Work to do: Output the line that holds "Write a Python", the line that holds "from matplotlib.patches import FancyBboxPatch", and every line between them, exactly, but none of the pictures.

Extracted records:
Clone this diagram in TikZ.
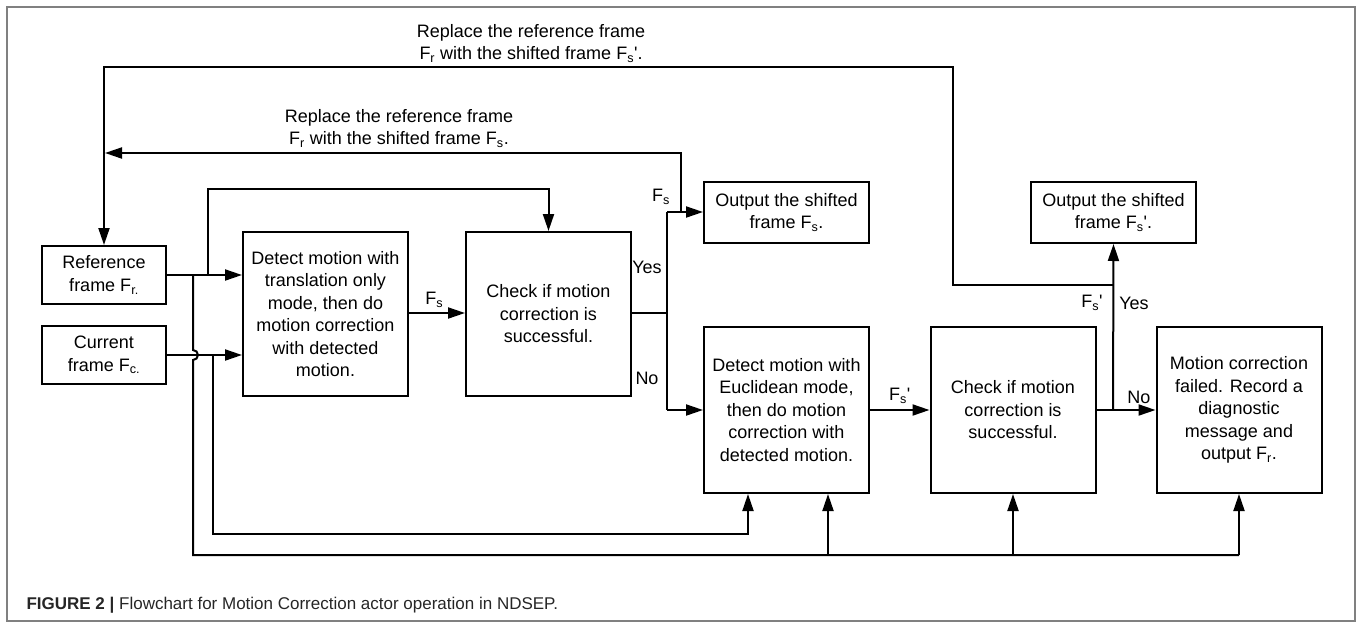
\documentclass[tikz,border=0pt]{standalone}
\usepackage{fontspec}
\setmainfont{Liberation Sans}
\usetikzlibrary{arrows.meta}
\newcommand{\Fsub}[1]{F\textsubscript{#1}}
\newcommand{\prm}{\textquotesingle}
\tikzset{
  box/.style={draw, line width=2pt, align=center, inner sep=0pt},
  flow/.style={line width=2pt, -{Triangle[length=17pt,width=11pt]}},
  wire/.style={line width=2pt},
}
\begin{document}
\begin{tikzpicture}[x=1pt, y=-1pt, font=\fontsize{18}{22.5}\selectfont]
  \useasboundingbox (0,0) rectangle (1360,627);
  % 外框
  \draw[gray, line width=1.5pt] (7,7) rectangle (1355,621);
  % 方框
  \node[box, minimum width=124pt, minimum height=58pt] (ref) at (104,275) {Reference\\frame \Fsub{r.}};
  \node[box, minimum width=124pt, minimum height=58pt] (cur) at (104,355) {Current\\frame \Fsub{c.}};
  \node[box, minimum width=165pt, minimum height=164pt] (det1) at (325.5,314) {Detect motion with\\translation only\\mode, then do\\motion correction\\with detected\\motion.};
  \node[box, minimum width=165pt, minimum height=164pt] (chk1) at (548.5,314) {Check if motion\\correction is\\successful.};
  \node[box, minimum width=165pt, minimum height=61pt] (out1) at (786.5,212.5) {Output the shifted\\frame \Fsub{s}.};
  \node[box, minimum width=165pt, minimum height=61pt] (out2) at (1113.5,212.5) {Output the shifted\\frame \Fsub{s}\prm.};
  \node[box, minimum width=165pt, minimum height=166pt] (det2) at (786.5,410) {Detect motion with\\Euclidean mode,\\then do motion\\correction with\\detected motion.};
  \node[box, minimum width=165pt, minimum height=166pt] (chk2) at (1013,410) {Check if motion\\correction is\\successful.};
  \node[box, minimum width=165pt, minimum height=166pt] (fail) at (1239,410) {Motion correction\\failed. Record a\\diagnostic\\message and\\output \Fsub{r}.};
  % 文字
  \node[align=center] (txtA) at (531,43.5) {Replace the reference frame\\\Fsub{r} with the shifted frame \Fsub{s}\prm.};
  \node[align=center] (txtB) at (399,128.5) {Replace the reference frame\\\Fsub{r} with the shifted frame \Fsub{s}.};
  % 分支点
  \coordinate (yn) at (667,313);
  \coordinate (yesT) at (667,212);
  \coordinate (noB) at (667,410);
  \coordinate (fsUp) at (681,212);
  \coordinate (ok2) at (1113,410);
  \coordinate (ok2T) at (1113,285);
  \coordinate (refUp) at (208,275);
  \coordinate (refDn) at (193,275);
  \coordinate (curDn) at (213,355);
  % 主流程
  \draw[flow] (ref.east) -- (ref.east -| det1.west);
  \draw[flow] (cur.east) -- (cur.east -| det1.west);
  \draw[flow] (det1.east |- yn) -- (chk1.west |- yn) node[pos=0.45, above=1pt] {\Fsub{s}};
  \draw[wire] (chk1.east |- yn) -- (yn);
  \draw[wire] (yesT) -- (noB);
  \draw[flow] (yesT) -- (out1.west |- yesT);
  \draw[flow] (noB) -- (det2.west |- noB);
  \node at (647,267) {Yes};
  \node at (647,378) {No};
  \node at (661,197) {\Fsub{s}};
  \draw[flow] (det2.east) -- (chk2.west) node[midway, above=2pt] {\Fsub{s}\prm};
  \draw[flow] (chk2.east) -- (fail.west) node[pos=0.72, above=2pt] {No};
  \draw[flow] (ok2) -- (out2.south);
  \node at (1092,303) {\Fsub{s}\prm};
  \node at (1134,303) {Yes};
  % 回路
  \draw[flow] (fsUp) -- (681,153) -- (105,153);
  \draw[flow] (ok2T) -- (953,285) -- (953,67) -- (104,67) -- (ref.north);
  \draw[flow] (refUp) -- (208,189) -- (chk1.north |- 0,189) -- (chk1.north);
  % 底部回路
  \draw[wire] (refDn) -- (193,350) arc[start angle=90, end angle=-90, radius=5pt] -- (193,555) -- (1239,555);
  \draw[flow] (fail.south |- 0,555) -- (fail.south);
  \draw[flow] (chk2.south |- 0,555) -- (chk2.south);
  \draw[flow] (828,555) -- (det2.south -| 828,0);
  \draw[flow] (curDn) -- (213,534) -- (748,534) -- (det2.south -| 748,0);
  % 图注
  \node[anchor=west, text=black!85] (cap) at (23,605) {\fontsize{17}{20}\selectfont\textbf{FIGURE 2 |} Flowchart for Motion Correction actor operation in NDSEP.};
\end{tikzpicture}
\end{document}
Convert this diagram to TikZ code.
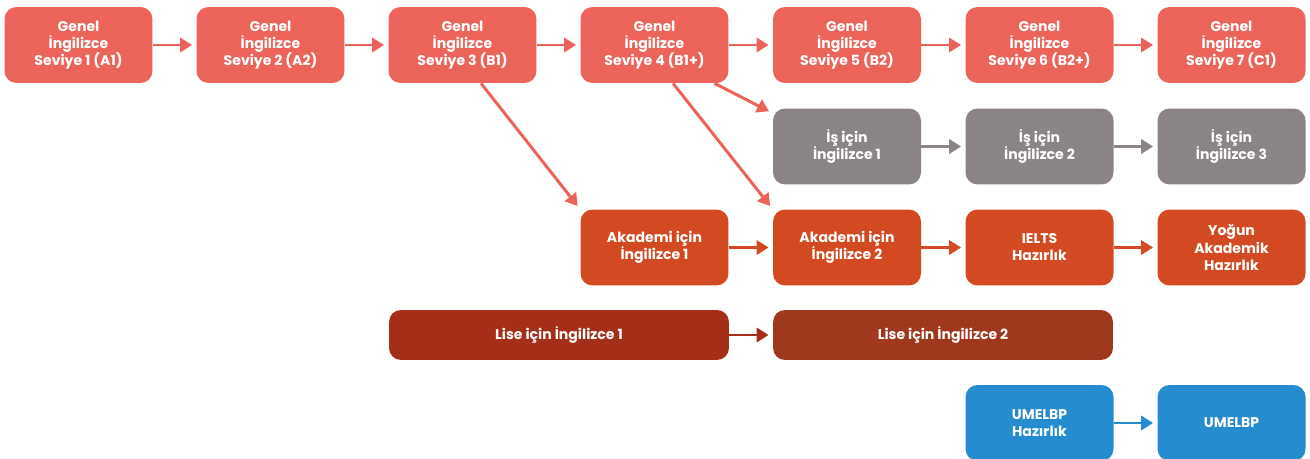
\documentclass[tikz,border=0pt]{standalone}
\usepackage{fontspec}
\setmainfont{Poppins}
\usetikzlibrary{arrows.meta,calc}
\definecolor{genel}{HTML}{EC6459}
\definecolor{is}{HTML}{8A8584}
\definecolor{akademi}{HTML}{D34A22}
\definecolor{liseA}{HTML}{A52E18}
\definecolor{liseB}{HTML}{A0381E}
\definecolor{umelbp}{HTML}{258DCF}

\begin{document}
\begin{tikzpicture}[x=0.02cm,y=-0.02cm,
    box/.style={rounded corners=0.24cm, minimum width=2.96cm, minimum height=1.52cm,
      inner sep=0pt, text=white, align=center, font=\bfseries\fontsize{8}{9.7}\selectfont},
    widebox/.style={box, minimum width=6.8cm, minimum height=1cm},
    link/.style={line width=1.7pt, -{Triangle[length=6.8pt,width=8pt]}, shorten >=2.3pt}]
    \useasboundingbox (0,0) rectangle (1310,459);
    % genel ingilizce
    \node[box,fill=genel] (g1) at (78.5,45) {Genel\\İngilizce\\Seviye 1 (A1)};
    \node[box,fill=genel] (g2) at (270.5,45) {Genel\\İngilizce\\Seviye 2 (A2)};
    \node[box,fill=genel] (g3) at (462.5,45) {Genel\\İngilizce\\Seviye 3 (B1)};
    \node[box,fill=genel] (g4) at (654.5,45) {Genel\\İngilizce\\Seviye 4 (B1+)};
    \node[box,fill=genel] (g5) at (847,45) {Genel\\İngilizce\\Seviye 5 (B2)};
    \node[box,fill=genel] (g6) at (1039.5,45) {Genel\\İngilizce\\Seviye 6 (B2+)};
    \node[box,fill=genel] (g7) at (1231.5,45) {Genel\\İngilizce\\Seviye 7 (C1)};
    % is icin
    \node[box,fill=is] (is1) at (847,146.5) {İş için\\İngilizce 1};
    \node[box,fill=is] (is2) at (1039.5,146.5) {İş için\\İngilizce 2};
    \node[box,fill=is] (is3) at (1231.5,146.5) {İş için\\İngilizce 3};
    % akademi
    \node[box,fill=akademi] (ak1) at (654.5,247.5) {Akademi için\\İngilizce 1};
    \node[box,fill=akademi] (ak2) at (847,247.5) {Akademi için\\İngilizce 2};
    \node[box,fill=akademi] (ielts) at (1039.5,247.5) {IELTS\\Hazırlık};
    \node[box,fill=akademi] (yogun) at (1231.5,247.5) {Yoğun\\Akademik\\Hazırlık};
    % lise
    \node[widebox,fill=liseA] (lise1) at (559,335) {Lise için İngilizce 1};
    \node[widebox,fill=liseB] (lise2) at (943,335) {Lise için İngilizce 2};
    % umelbp
    \node[box,fill=umelbp] (uh) at (1039.5,423) {UMELBP\\Hazırlık};
    \node[box,fill=umelbp] (um) at (1231.5,423) {UMELBP};

    \draw[link,genel] (g1) -- (g2);
    \draw[link,genel] (g2) -- (g3);
    \draw[link,genel] (g3) -- (g4);
    \draw[link,genel] (g4) -- (g5);
    \draw[link,genel] (g5) -- (g6);
    \draw[link,genel] (g6) -- (g7);
    \draw[link,genel] ($(g3.south)+(18.5,0)$) -- (ak1.north west);
    \draw[link,genel] ($(g4.south)+(18.5,0)$) -- (ak2.north west);
    \draw[link,genel] ($(g4.south)+(60,0)$) -- ($(is1.north west)+(0,5)$);
    \draw[link,is] (is1) -- (is2);
    \draw[link,is] (is2) -- (is3);
    \draw[link,akademi] (ak1) -- (ak2);
    \draw[link,akademi] (ak2) -- (ielts);
    \draw[link,akademi] (ielts) -- (yogun);
    \draw[link,liseA] (lise1) -- (lise2);
    \draw[link,umelbp] (uh) -- (um);
\end{tikzpicture}
\end{document}
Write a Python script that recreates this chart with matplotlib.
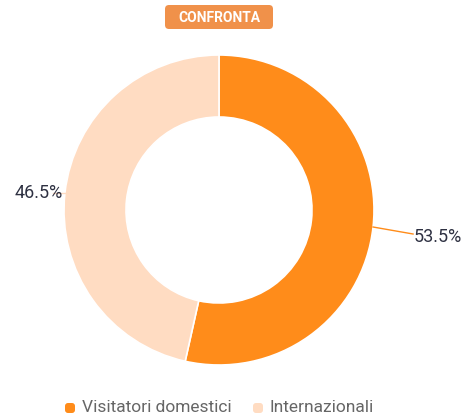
import numpy as np
import matplotlib
matplotlib.use('Agg')
import matplotlib.pyplot as plt
from matplotlib.patches import FancyBboxPatch

# === data ===
labels = ['Visitatori domestici', 'Internazionali']
values = [53.5, 46.5]
colors = ['#FF8C1A', '#FFDCC2']
badge_text = 'CONFRONTA'

plt.rcParams['font.family'] = ['Roboto', 'DejaVu Sans']

W, H = 474, 420
fig = plt.figure(figsize=(W / 100, H / 100), dpi=100)
ax = fig.add_axes([0, 0, 1, 1])

cx, cy, r = 219, 210, 155
ring = 0.40

ax.pie(values, colors=colors, startangle=90, counterclock=False,
       center=(cx, cy), radius=r, frame=True,
       wedgeprops=dict(width=r * ring, edgecolor='white', linewidth=1.2))
ax.set_xlim(0, W)
ax.set_ylim(0, H)
ax.set_aspect('equal')
ax.axis('off')

# labels with leader lines
total = sum(values)
start = 90
for v, c in zip(values, colors):
    mid = np.deg2rad(start - v / total * 180)
    start -= v / total * 360
    x0, y0 = cx + r * np.cos(mid), cy + r * np.sin(mid)
    if np.cos(mid) > 0:
        x1, y1 = x0 + 40, y0 - 7
        ax.plot([x0, x1], [y0, y1], color=c, lw=1)
        ax.text(x1 + 1, y1 - 3, f'{v}%', ha='left', va='center',
                fontsize=13, color='#2E3142')
    else:
        x1, y1 = x0 - 12, y0
        ax.plot([x0, x1], [y0, y1], color=c, lw=1)
        ax.text(x1 + 10, y1 + 0, f'{v}%', ha='right', va='center',
                fontsize=13, color='#2E3142')

# badge on top
badge = FancyBboxPatch((165, H - 29), 108, 24, boxstyle='round,pad=0,rounding_size=4',
                       fc='#F0914A', ec='none')
ax.add_patch(badge)
ax.text(219, H - 17.5, badge_text, ha='center', va='center', fontsize=10,
        fontweight='bold', color='white')

# legend
leg_y = H - 408
leg_x = [65, 253]
for lx, lab, c in zip(leg_x, labels, colors):
    ax.add_patch(FancyBboxPatch((lx, leg_y - 5), 10, 10,
                                boxstyle='round,pad=0,rounding_size=3',
                                fc=c, ec='none'))
    ax.text(lx + 17, leg_y, lab, ha='left', va='center', fontsize=12.5,
            color='#666666')

fig.savefig('out.png', dpi=100)
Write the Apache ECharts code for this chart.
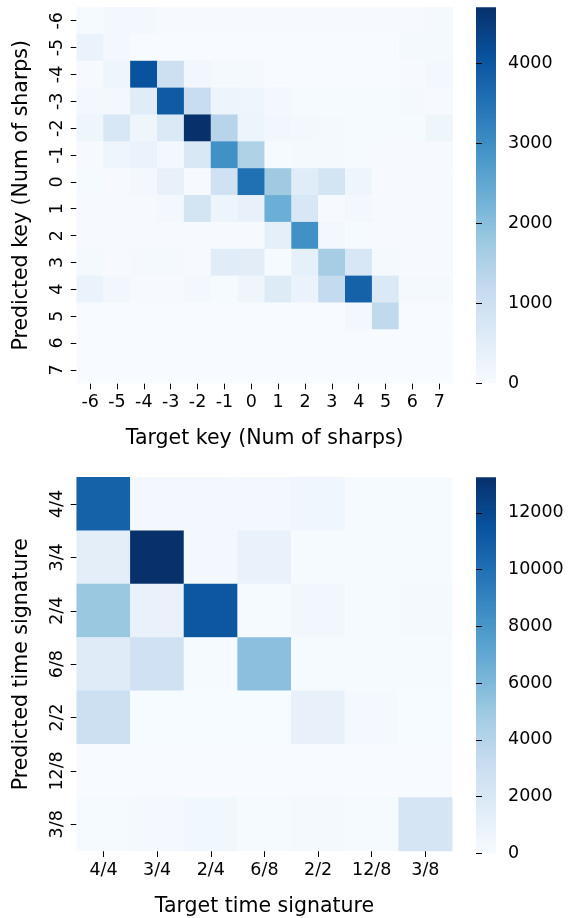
<!DOCTYPE html>
<html>
<head>
<meta charset="utf-8">
<script src="https://cdn.jsdelivr.net/npm/echarts@6/dist/echarts.min.js"></script>
<style>
html,body{margin:0;padding:0;background:#fff;}
#chart{width:570px;height:918px;}
</style>
</head>
<body>
<div id="chart"></div>
<script>
// ---- data ----
var keyLabels = ['-6','-5','-4','-3','-2','-1','0','1','2','3','4','5','6','7'];
// rows = predicted key (-6 .. 7), columns = target key (-6 .. 7)
var keyRowM6 = [40, 110, 100, 20, 20, 20, 20, 20, 20, 20, 20, 20, 30, 70];
var keyRowM5 = [300, 120, 10, 10, 10, 10, 10, 10, 10, 10, 10, 10, 80, 60];
var keyRowM4 = [30, 200, 4100, 1000, 150, 80, 80, 10, 10, 10, 10, 10, 20, 100];
var keyRowM3 = [120, 120, 550, 3950, 1100, 250, 200, 120, 50, 50, 50, 50, 60, 30];
var keyRowM2 = [200, 750, 200, 650, 4700, 1400, 250, 150, 100, 60, 40, 40, 40, 200];
var keyRowM1 = [30, 200, 300, 120, 700, 2950, 1500, 50, 80, 60, 40, 30, 30, 20];
var keyRow0  = [40, 30, 120, 350, 30, 950, 3550, 1750, 550, 850, 200, 20, 20, 20];
var keyRow1  = [30, 30, 30, 100, 850, 250, 350, 2350, 750, 20, 120, 30, 30, 30];
var keyRow2  = [20, 20, 20, 20, 20, 20, 20, 450, 2950, 100, 40, 20, 20, 20];
var keyRow3  = [80, 20, 80, 80, 20, 550, 500, 50, 400, 1650, 750, 80, 30, 20];
var keyRow4  = [300, 150, 30, 30, 100, 50, 200, 600, 300, 1200, 3800, 650, 80, 80];
var keyRow5  = [10, 10, 10, 10, 10, 10, 10, 10, 10, 10, 100, 1250, 10, 10];
var keyRow6  = [5, 5, 5, 5, 5, 5, 5, 5, 5, 5, 5, 5, 5, 5];
var keyRow7  = [5, 5, 5, 5, 5, 5, 5, 5, 5, 5, 5, 5, 5, 5];
var keyMax = 4700;
var keyBarTicks = [0, 1000, 2000, 3000, 4000];

var tsLabels = ['4/4','3/4','2/4','6/8','2/2','12/8','3/8'];
// rows = predicted time signature, columns = target time signature
var tsRow44  = [10700, 300, 300, 300, 500, 100, 100];
var tsRow34  = [1300, 13250, 300, 900, 100, 100, 100];
var tsRow24  = [5100, 900, 11300, 150, 400, 100, 200];
var tsRow68  = [1600, 2700, 100, 5600, 100, 100, 100];
var tsRow22  = [2800, 50, 50, 50, 1000, 250, 50];
var tsRow128 = [20, 20, 20, 20, 20, 20, 20];
var tsRow38  = [100, 250, 450, 100, 200, 100, 2300];
var tsMax = 13250;
var tsBarTicks = [0, 2000, 4000, 6000, 8000, 10000, 12000];

var blues = ['#f7fbff','#deebf7','#c6dbef','#9ecae1','#6baed6','#4292c6','#2171b5','#08519c','#08306b'];

// ---- build ----
var keyRows = [keyRowM6, keyRowM5, keyRowM4, keyRowM3, keyRowM2, keyRowM1, keyRow0, keyRow1, keyRow2, keyRow3, keyRow4, keyRow5, keyRow6, keyRow7];
var tsRows = [tsRow44, tsRow34, tsRow24, tsRow68, tsRow22, tsRow128, tsRow38];
function toCells(rows){
  var out = [];
  rows.forEach(function(r, ri){ r.forEach(function(v, ci){ out.push([ci, ri, v]); }); });
  return out;
}
var FONT = 'DejaVu Sans';
var TICK = 17.5, TITLE = 20.5;
var G1 = {left: 76.7, top: 7.3, width: 376, height: 376};
var G2 = {left: 76.7, top: 477.3, width: 375.5, height: 376};
var CB1 = {left: 476, top: 7.3, width: 20, height: 376};
var CB2 = {left: 476, top: 477.3, width: 20, height: 376};

function catX(idx, labels, name){
  return {type:'category', gridIndex: idx, data: labels, position:'bottom',
    name: name, nameLocation:'middle', nameGap: 45,
    nameTextStyle:{fontFamily:FONT, fontSize:TITLE, color:'#000'},
    axisLine:{show:false}, splitLine:{show:false},
    axisTick:{show:true, alignWithLabel:true, length:6, lineStyle:{color:'#000', width:1}},
    axisLabel:{fontFamily:FONT, fontSize:TICK, color:'#000', margin:10, interval:0}};
}
function catY(idx, labels, name){
  return {type:'category', gridIndex: idx, data: labels, inverse:true,
    name: name, nameLocation:'middle', nameGap: 45, nameRotate: 90,
    nameTextStyle:{fontFamily:FONT, fontSize:TITLE, color:'#000'},
    axisLine:{show:false}, splitLine:{show:false},
    axisTick:{show:true, alignWithLabel:true, length:6, lineStyle:{color:'#000', width:1}},
    axisLabel:{fontFamily:FONT, fontSize:TICK, color:'#000', margin:10, rotate:90, interval:0}};
}
function barY(idx, max, ticks){
  return {type:'value', gridIndex: idx, min:0, max:max, position:'right',
    axisLine:{show:false}, splitLine:{show:false},
    axisTick:{show:true, length:6, customValues: ticks, lineStyle:{color:'#000', width:1}},
    axisLabel:{fontFamily:FONT, fontSize:TICK, color:'#000', margin:12, customValues: ticks,
      formatter: function(v){ return String(v); }}};
}
function gradRect(cb){
  var stops = blues.map(function(c,i){ return {offset: i/(blues.length-1), color: c}; });
  return {type:'rect', shape:{x:cb.left, y:cb.top, width:cb.width, height:cb.height}, z:-1,
    style:{fill:{type:'linear', x:0, y:1, x2:0, y2:0, colorStops: stops}}};
}

var option = {
  animation:false,
  backgroundColor:'#fff',
  grid:[G1, G2, CB1, CB2],
  xAxis:[
    catX(0, keyLabels, 'Target key (Num of sharps)'),
    catX(1, tsLabels, 'Target time signature'),
    {type:'value', gridIndex:2, show:false},
    {type:'value', gridIndex:3, show:false}
  ],
  yAxis:[
    catY(0, keyLabels, 'Predicted key (Num of sharps)'),
    catY(1, tsLabels, 'Predicted time signature'),
    barY(2, keyMax, keyBarTicks),
    barY(3, tsMax, tsBarTicks)
  ],
  visualMap:[
    {type:'continuous', show:false, seriesIndex:0, min:0, max:keyMax, inRange:{color:blues}},
    {type:'continuous', show:false, seriesIndex:1, min:0, max:tsMax, inRange:{color:blues}}
  ],
  graphic:[gradRect(CB1), gradRect(CB2)],
  series:[
    {type:'heatmap', xAxisIndex:0, yAxisIndex:0, data: toCells(keyRows), itemStyle:{borderWidth:0}, emphasis:{disabled:true}},
    {type:'heatmap', xAxisIndex:1, yAxisIndex:1, data: toCells(tsRows), itemStyle:{borderWidth:0}, emphasis:{disabled:true}}
  ]
};
var chart = echarts.init(document.getElementById('chart'), null, {renderer:'canvas'});
chart.setOption(option);
</script>
</body>
</html>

Reply to the task:
Write a Python script that recreates this chart with matplotlib.
import numpy as np
import matplotlib
matplotlib.use('Agg')
import matplotlib.pyplot as plt
from matplotlib.patches import FancyBboxPatch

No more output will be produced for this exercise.